**Problem description:**
Extract precisely the lines of the entries below, from the first line through the line containing "tri_y = [-0.66, -0.06, 0.43, 0.70]".

**Rows:**

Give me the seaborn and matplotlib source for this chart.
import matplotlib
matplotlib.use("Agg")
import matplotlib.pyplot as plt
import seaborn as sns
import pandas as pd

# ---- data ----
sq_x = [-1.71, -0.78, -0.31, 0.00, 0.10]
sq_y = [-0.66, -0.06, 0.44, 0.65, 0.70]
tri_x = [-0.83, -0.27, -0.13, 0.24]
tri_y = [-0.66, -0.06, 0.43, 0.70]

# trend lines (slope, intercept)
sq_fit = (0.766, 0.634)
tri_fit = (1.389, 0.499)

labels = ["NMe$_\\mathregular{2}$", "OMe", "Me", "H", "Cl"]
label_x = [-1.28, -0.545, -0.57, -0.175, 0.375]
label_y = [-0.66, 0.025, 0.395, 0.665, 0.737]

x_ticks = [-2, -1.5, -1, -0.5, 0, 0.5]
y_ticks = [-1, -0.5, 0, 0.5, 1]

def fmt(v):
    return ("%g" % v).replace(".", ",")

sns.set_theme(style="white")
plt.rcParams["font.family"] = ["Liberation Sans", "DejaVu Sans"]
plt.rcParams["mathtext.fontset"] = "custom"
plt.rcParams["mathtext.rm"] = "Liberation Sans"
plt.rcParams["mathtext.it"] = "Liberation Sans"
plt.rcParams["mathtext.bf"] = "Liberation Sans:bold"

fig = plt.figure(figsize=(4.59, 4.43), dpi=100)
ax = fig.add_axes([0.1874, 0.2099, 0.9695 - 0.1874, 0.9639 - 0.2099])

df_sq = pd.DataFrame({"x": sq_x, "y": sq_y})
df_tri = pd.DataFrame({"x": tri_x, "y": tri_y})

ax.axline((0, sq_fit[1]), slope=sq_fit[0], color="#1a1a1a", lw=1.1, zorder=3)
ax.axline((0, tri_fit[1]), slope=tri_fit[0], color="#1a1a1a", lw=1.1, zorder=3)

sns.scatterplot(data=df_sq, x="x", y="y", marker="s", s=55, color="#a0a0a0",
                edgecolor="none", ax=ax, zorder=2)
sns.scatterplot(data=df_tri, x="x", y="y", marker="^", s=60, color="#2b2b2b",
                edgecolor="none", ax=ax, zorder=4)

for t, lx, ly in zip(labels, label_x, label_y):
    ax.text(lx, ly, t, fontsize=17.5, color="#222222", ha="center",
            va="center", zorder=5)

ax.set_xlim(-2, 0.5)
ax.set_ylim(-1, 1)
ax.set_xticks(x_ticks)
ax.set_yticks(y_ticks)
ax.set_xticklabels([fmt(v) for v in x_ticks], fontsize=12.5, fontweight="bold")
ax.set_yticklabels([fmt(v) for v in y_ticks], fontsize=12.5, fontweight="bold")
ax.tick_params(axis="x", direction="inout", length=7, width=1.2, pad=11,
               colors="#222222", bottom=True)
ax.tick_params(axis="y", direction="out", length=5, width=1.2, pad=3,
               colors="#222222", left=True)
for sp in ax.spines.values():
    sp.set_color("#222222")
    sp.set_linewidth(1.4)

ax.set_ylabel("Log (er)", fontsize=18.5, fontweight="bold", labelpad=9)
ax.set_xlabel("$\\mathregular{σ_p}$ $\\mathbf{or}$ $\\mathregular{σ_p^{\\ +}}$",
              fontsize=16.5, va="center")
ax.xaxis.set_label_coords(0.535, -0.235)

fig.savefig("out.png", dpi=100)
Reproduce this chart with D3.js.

**Exercise output:**
Give me the seaborn and matplotlib source for this chart.
import matplotlib
matplotlib.use("Agg")
import matplotlib.pyplot as plt
import seaborn as sns
import pandas as pd

# ---- data ----
sq_x = [-1.71, -0.78, -0.31, 0.00, 0.10]
sq_y = [-0.66, -0.06, 0.44, 0.65, 0.70]
tri_x = [-0.83, -0.27, -0.13, 0.24]
tri_y = [-0.66, -0.06, 0.43, 0.70]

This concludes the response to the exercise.